_What to produce:_
In the copy, include every entry exactly but none of the images.

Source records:
◆ ◆ ◆ ◆ ◆ ◆ ◆
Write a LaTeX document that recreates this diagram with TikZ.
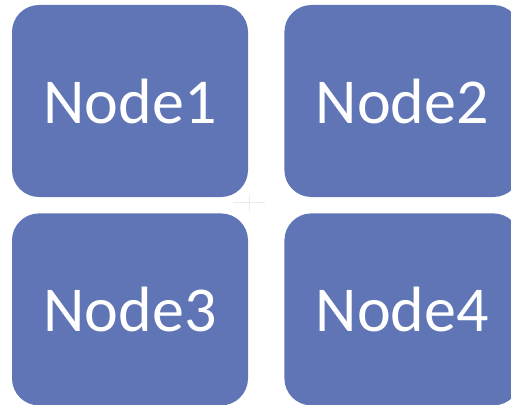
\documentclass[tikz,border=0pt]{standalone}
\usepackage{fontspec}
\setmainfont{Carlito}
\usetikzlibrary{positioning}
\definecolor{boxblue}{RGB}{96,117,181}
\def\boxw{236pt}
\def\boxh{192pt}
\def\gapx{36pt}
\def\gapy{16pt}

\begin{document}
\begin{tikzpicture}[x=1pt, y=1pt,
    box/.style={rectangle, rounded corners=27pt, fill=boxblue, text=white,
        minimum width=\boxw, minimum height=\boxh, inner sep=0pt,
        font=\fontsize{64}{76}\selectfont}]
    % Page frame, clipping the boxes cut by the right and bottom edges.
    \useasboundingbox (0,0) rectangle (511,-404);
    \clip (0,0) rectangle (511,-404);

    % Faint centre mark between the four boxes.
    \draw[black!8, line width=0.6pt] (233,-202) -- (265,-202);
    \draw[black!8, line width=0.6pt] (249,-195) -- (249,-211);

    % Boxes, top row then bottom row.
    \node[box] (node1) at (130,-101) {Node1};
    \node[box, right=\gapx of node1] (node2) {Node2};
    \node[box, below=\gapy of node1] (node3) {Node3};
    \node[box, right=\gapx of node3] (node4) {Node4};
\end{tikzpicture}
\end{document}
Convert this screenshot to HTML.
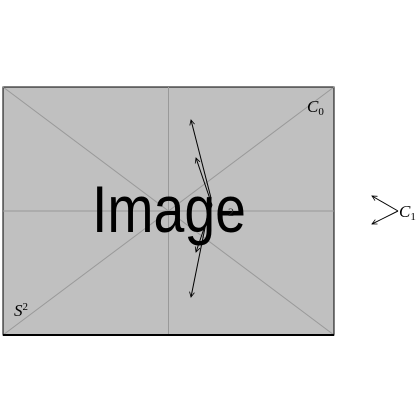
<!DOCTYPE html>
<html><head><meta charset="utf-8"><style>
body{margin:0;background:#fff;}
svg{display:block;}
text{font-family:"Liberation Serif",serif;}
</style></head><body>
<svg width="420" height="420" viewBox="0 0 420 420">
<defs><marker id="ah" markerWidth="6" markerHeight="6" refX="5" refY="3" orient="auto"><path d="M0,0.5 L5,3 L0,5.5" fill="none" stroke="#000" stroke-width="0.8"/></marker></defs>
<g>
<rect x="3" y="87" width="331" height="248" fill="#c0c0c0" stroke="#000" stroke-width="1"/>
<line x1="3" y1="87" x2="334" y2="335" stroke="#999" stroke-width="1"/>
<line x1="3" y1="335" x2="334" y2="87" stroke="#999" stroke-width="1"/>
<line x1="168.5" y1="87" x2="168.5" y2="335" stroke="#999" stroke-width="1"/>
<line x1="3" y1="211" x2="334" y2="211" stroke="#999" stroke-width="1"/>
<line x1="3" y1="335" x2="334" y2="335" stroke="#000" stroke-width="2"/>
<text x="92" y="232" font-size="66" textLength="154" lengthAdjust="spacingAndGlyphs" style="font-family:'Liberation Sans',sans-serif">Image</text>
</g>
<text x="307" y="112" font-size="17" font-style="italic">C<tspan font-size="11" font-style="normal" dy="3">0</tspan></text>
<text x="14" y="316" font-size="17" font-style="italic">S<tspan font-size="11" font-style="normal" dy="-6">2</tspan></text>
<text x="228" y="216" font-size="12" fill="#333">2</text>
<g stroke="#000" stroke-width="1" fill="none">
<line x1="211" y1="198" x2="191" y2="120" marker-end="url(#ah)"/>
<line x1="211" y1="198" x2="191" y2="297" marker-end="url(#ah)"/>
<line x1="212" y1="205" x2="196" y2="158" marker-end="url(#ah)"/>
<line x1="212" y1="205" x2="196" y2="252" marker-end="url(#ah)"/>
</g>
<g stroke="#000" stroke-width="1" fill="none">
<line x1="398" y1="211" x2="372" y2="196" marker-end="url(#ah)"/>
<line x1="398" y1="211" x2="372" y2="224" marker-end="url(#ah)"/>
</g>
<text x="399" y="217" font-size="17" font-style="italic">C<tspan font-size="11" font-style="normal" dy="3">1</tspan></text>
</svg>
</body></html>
◆ ◆ ◆ ◆ ◆ ◆ ◆
_Exercise output:_
Write a LaTeX document that recreates this diagram with TikZ.
\documentclass[tikz,border=0pt]{standalone}
\usepackage{fontspec}
\setmainfont{Carlito}
\usetikzlibrary{positioning}
\definecolor{boxblue}{RGB}{96,117,181}
\def\boxw{236pt}
\def\boxh{192pt}
\def\gapx{36pt}
\def\gapy{16pt}

\begin{document}
\begin{tikzpicture}[x=1pt, y=1pt,
    box/.style={rectangle, rounded corners=27pt, fill=boxblue, text=white,
        minimum width=\boxw, minimum height=\boxh, inner sep=0pt,
        font=\fontsize{64}{76}\selectfont}]
    % Page frame, clipping the boxes cut by the right and bottom edges.
    \useasboundingbox (0,0) rectangle (511,-404);
    \clip (0,0) rectangle (511,-404);

    % Faint centre mark between the four boxes.
    \draw[black!8, line width=0.6pt] (233,-202) -- (265,-202);
    \draw[black!8, line width=0.6pt] (249,-195) -- (249,-211);

    % Boxes, top row then bottom row.
    \node[box] (node1) at (130,-101) {Node1};
    \node[box, right=\gapx of node1] (node2) {Node2};
    \node[box, below=\gapy of node1] (node3) {Node3};
    \node[box, right=\gapx of node3] (node4) {Node4};
\end{tikzpicture}
\end{document}
Convert this screenshot to HTML.
<!DOCTYPE html>
<html><head><meta charset="utf-8"><style>
body{margin:0;background:#fff;}
svg{display:block;}
text{font-family:"Liberation Serif",serif;}
</style></head><body>
<svg width="420" height="420" viewBox="0 0 420 420">
<defs><marker id="ah" markerWidth="6" markerHeight="6" refX="5" refY="3" orient="auto"><path d="M0,0.5 L5,3 L0,5.5" fill="none" stroke="#000" stroke-width="0.8"/></marker></defs>
<g>
<rect x="3" y="87" width="331" height="248" fill="#c0c0c0" stroke="#000" stroke-width="1"/>
<line x1="3" y1="87" x2="334" y2="335" stroke="#999" stroke-width="1"/>
<line x1="3" y1="335" x2="334" y2="87" stroke="#999" stroke-width="1"/>
<line x1="168.5" y1="87" x2="168.5" y2="335" stroke="#999" stroke-width="1"/>
<line x1="3" y1="211" x2="334" y2="211" stroke="#999" stroke-width="1"/>
<line x1="3" y1="335" x2="334" y2="335" stroke="#000" stroke-width="2"/>
<text x="92" y="232" font-size="66" textLength="154" lengthAdjust="spacingAndGlyphs" style="font-family:'Liberation Sans',sans-serif">Image</text>
</g>
<text x="307" y="112" font-size="17" font-style="italic">C<tspan font-size="11" font-style="normal" dy="3">0</tspan></text>
<text x="14" y="316" font-size="17" font-style="italic">S<tspan font-size="11" font-style="normal" dy="-6">2</tspan></text>
<text x="228" y="216" font-size="12" fill="#333">2</text>
<g stroke="#000" stroke-width="1" fill="none">
<line x1="211" y1="198" x2="191" y2="120" marker-end="url(#ah)"/>
<line x1="211" y1="198" x2="191" y2="297" marker-end="url(#ah)"/>
<line x1="212" y1="205" x2="196" y2="158" marker-end="url(#ah)"/>
<line x1="212" y1="205" x2="196" y2="252" marker-end="url(#ah)"/>
</g>
<g stroke="#000" stroke-width="1" fill="none">
<line x1="398" y1="211" x2="372" y2="196" marker-end="url(#ah)"/>
<line x1="398" y1="211" x2="372" y2="224" marker-end="url(#ah)"/>
</g>
<text x="399" y="217" font-size="17" font-style="italic">C<tspan font-size="11" font-style="normal" dy="3">1</tspan></text>
</svg>
</body></html>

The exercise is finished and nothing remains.